# [Given problem]
Look through the listing for the word "chart". Copy each line that has it.
● ● ● ● ● ● ●
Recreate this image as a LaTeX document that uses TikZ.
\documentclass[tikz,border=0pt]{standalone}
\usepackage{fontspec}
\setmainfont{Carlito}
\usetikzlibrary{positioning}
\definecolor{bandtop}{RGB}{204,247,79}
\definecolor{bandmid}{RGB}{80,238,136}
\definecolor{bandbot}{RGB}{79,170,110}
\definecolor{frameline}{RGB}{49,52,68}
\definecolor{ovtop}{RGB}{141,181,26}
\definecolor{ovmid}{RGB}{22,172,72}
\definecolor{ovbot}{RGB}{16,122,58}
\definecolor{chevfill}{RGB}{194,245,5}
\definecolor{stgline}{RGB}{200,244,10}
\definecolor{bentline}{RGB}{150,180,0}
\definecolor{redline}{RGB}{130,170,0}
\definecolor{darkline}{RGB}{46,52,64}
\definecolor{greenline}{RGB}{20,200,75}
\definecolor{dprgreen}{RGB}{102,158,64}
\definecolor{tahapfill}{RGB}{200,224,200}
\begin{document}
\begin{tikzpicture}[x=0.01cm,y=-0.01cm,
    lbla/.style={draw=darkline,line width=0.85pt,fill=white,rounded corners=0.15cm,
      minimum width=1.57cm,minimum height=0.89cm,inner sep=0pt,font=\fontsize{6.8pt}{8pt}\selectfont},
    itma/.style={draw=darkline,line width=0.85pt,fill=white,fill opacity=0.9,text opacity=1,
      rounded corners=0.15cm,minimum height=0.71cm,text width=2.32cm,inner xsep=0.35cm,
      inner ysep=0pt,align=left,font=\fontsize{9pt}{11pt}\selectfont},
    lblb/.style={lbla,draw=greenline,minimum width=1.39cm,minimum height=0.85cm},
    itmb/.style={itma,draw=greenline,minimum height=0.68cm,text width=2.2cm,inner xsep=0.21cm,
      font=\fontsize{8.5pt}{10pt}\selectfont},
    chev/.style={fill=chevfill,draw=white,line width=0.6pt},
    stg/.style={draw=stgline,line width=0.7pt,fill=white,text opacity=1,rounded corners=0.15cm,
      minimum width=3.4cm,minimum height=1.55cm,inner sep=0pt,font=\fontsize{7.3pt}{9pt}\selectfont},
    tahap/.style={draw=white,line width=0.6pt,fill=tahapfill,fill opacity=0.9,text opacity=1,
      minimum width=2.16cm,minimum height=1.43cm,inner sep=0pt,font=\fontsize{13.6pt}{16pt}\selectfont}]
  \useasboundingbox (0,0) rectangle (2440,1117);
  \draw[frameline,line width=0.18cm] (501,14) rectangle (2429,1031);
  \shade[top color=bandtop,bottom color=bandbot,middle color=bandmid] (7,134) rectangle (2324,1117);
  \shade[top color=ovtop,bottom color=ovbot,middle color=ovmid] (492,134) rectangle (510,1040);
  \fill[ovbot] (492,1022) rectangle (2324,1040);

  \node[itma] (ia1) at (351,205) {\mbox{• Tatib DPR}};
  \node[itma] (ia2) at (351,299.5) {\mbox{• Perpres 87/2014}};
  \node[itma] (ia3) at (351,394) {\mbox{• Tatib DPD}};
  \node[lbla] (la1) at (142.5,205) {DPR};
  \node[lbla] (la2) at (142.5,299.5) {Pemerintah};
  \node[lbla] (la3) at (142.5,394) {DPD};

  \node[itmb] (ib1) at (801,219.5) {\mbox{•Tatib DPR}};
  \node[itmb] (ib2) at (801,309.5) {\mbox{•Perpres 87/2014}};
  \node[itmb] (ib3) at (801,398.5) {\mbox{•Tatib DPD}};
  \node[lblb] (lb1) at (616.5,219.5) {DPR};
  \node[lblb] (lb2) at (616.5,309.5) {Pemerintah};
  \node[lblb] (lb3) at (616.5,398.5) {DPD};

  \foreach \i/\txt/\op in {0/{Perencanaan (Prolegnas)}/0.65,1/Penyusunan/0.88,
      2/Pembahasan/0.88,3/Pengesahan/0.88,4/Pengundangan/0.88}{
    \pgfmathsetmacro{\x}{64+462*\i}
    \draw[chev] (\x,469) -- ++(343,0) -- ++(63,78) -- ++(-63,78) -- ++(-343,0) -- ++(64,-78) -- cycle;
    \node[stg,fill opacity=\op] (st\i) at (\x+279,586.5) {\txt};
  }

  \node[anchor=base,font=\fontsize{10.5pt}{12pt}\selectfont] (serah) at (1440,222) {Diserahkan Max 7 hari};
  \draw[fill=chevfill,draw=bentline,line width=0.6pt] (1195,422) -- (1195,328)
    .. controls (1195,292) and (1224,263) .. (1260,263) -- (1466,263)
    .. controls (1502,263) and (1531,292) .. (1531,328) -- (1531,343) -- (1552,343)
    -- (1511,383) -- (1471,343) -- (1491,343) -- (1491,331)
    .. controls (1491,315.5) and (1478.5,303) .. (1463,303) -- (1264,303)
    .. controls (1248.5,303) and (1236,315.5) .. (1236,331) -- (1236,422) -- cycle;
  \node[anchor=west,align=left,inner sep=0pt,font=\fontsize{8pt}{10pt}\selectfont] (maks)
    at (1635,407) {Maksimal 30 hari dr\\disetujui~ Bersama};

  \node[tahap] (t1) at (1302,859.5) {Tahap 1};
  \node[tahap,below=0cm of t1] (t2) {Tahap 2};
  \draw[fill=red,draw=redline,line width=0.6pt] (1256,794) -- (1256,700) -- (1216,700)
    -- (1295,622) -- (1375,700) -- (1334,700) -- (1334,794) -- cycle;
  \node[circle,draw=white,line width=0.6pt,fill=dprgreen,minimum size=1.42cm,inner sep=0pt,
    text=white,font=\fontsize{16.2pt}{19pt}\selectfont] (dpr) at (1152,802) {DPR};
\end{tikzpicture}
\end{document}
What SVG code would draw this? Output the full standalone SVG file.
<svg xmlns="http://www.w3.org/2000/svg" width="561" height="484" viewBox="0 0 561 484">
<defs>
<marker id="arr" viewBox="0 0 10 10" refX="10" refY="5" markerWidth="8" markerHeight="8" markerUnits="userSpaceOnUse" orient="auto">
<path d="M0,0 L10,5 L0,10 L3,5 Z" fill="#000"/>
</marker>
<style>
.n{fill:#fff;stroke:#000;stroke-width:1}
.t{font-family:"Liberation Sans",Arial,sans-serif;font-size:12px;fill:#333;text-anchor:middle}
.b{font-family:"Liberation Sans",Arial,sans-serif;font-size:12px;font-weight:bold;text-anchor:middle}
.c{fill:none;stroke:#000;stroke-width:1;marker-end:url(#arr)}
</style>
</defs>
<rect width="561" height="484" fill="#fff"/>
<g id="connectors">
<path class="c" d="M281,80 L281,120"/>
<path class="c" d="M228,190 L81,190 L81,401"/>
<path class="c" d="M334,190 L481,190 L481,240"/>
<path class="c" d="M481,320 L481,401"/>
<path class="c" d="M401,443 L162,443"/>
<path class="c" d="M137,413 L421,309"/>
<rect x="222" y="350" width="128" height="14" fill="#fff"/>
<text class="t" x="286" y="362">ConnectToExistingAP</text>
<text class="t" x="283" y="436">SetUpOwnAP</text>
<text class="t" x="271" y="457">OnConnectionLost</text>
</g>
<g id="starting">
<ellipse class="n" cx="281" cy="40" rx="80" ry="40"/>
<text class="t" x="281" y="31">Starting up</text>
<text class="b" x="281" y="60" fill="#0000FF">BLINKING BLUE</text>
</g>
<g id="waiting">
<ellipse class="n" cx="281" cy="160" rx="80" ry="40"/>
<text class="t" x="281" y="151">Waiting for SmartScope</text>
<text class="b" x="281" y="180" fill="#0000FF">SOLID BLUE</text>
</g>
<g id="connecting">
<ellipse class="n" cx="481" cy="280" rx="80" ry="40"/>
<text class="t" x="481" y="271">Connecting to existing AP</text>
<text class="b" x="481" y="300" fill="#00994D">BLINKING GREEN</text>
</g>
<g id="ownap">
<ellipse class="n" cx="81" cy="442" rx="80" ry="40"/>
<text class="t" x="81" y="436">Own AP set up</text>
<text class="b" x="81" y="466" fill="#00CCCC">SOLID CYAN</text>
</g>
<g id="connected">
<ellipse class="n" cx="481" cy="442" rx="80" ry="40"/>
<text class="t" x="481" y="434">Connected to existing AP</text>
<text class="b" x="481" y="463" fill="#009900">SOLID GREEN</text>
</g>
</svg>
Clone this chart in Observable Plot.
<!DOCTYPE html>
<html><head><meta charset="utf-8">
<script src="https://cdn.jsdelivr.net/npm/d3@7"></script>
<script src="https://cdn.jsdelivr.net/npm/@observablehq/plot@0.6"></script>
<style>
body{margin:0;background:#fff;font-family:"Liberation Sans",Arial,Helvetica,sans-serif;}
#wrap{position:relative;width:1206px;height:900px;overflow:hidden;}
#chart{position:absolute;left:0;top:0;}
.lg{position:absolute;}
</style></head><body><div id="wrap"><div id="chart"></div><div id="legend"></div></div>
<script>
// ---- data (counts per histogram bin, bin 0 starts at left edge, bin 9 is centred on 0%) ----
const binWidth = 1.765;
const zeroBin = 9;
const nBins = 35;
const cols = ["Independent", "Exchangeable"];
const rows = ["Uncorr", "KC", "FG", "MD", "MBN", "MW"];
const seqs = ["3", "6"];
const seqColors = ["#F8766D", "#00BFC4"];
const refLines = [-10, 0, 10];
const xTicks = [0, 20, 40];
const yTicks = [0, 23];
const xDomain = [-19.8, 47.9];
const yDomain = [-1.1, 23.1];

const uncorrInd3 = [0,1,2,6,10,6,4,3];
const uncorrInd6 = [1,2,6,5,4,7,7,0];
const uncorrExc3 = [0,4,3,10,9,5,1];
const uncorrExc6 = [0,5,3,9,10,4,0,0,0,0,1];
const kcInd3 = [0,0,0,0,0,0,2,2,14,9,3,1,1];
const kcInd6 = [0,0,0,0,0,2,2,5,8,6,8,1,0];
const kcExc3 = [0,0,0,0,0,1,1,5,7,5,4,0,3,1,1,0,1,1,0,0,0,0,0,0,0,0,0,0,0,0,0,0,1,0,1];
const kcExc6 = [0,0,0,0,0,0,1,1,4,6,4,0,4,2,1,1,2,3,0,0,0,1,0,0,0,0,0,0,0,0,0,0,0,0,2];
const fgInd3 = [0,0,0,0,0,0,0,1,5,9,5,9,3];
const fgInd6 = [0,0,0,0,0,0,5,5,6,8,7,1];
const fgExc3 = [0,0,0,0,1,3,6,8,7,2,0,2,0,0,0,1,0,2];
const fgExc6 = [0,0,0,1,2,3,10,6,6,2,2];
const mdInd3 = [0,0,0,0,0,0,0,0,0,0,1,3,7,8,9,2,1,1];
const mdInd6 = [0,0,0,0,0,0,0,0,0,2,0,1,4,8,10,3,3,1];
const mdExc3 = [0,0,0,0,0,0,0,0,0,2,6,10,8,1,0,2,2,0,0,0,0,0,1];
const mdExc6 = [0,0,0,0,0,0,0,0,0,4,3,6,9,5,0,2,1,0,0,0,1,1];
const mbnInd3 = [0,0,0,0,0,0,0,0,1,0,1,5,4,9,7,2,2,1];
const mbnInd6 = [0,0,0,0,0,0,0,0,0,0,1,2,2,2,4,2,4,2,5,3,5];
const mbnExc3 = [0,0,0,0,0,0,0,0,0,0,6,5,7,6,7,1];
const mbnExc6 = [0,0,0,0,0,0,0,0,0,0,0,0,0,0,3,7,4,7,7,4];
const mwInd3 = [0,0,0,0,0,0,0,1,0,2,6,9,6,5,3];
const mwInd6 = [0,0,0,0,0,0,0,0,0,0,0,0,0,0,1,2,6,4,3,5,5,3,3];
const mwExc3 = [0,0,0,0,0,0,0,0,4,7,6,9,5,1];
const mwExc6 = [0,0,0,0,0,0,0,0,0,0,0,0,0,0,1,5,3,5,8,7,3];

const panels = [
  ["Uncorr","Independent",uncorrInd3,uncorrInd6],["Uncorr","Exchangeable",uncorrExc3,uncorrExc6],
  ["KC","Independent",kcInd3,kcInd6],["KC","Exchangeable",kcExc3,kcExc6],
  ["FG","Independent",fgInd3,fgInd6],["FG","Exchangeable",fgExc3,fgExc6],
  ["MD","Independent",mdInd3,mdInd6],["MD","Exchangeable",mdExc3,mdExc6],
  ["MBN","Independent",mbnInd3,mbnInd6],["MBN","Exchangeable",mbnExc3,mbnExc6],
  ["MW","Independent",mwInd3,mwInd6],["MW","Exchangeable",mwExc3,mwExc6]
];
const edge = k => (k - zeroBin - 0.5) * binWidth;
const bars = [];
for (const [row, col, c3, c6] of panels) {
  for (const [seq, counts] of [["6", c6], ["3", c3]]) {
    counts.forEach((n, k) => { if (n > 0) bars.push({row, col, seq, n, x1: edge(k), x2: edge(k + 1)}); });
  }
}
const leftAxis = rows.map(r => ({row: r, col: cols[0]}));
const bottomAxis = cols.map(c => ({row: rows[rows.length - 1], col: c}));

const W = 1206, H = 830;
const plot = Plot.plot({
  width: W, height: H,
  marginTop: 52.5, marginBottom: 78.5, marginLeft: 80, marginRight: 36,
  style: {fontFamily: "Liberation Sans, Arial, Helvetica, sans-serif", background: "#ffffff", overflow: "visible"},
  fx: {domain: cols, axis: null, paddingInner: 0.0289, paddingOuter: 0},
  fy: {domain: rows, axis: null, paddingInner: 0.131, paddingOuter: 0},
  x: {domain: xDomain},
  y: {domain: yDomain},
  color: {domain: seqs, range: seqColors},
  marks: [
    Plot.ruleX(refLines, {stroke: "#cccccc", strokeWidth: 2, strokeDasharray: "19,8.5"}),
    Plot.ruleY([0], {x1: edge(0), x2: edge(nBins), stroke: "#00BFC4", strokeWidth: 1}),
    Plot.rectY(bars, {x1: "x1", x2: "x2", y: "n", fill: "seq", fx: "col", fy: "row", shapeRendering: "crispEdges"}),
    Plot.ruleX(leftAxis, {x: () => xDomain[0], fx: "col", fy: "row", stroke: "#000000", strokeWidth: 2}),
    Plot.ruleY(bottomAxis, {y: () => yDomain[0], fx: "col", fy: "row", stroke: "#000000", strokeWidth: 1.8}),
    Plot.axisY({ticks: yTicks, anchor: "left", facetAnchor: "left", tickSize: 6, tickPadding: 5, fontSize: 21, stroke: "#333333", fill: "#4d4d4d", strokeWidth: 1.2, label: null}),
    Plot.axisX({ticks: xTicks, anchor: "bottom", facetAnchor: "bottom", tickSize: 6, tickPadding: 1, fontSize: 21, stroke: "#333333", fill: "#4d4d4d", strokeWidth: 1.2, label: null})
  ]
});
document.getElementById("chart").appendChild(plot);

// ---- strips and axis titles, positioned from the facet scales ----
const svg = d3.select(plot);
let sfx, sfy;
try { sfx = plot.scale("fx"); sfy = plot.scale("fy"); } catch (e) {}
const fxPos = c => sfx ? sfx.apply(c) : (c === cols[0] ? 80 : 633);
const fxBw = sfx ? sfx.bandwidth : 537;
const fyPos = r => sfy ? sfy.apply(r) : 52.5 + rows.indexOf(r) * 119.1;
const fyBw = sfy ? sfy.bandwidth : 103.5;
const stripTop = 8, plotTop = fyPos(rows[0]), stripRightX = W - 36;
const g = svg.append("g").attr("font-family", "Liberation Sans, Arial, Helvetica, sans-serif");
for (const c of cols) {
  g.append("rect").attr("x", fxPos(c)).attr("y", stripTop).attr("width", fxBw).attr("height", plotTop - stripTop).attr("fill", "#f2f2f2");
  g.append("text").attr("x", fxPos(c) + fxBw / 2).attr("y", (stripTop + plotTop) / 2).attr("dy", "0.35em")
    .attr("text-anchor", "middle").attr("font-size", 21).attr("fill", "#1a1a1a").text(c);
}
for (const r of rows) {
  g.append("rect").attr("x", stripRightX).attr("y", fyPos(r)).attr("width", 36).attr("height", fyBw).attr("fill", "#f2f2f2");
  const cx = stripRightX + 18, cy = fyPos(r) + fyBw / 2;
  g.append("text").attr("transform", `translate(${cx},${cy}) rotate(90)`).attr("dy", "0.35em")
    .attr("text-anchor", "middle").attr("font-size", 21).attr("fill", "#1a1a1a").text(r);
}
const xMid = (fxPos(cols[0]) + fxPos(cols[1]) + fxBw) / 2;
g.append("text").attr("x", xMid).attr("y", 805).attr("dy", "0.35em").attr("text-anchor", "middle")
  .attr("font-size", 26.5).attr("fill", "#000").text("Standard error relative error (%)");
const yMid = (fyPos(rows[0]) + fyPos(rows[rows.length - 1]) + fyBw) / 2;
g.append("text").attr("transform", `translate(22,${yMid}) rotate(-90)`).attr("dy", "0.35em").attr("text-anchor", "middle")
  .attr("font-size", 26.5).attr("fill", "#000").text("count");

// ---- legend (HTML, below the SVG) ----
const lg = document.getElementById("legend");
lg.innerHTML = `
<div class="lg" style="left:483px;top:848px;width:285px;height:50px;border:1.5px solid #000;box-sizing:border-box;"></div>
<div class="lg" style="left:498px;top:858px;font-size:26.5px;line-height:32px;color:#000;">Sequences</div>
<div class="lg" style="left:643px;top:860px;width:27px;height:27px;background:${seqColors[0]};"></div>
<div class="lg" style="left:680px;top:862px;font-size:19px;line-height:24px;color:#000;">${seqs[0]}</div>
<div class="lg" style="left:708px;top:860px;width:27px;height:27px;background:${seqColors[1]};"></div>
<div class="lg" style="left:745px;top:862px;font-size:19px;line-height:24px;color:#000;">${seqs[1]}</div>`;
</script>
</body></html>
● ● ● ● ● ● ●
# [Output for this exercise]
Clone this chart in Observable Plot.
#chart{position:absolute;left:0;top:0;}
</style></head><body><div id="wrap"><div id="chart"></div><div id="legend"></div></div>
document.getElementById("chart").appendChild(plot);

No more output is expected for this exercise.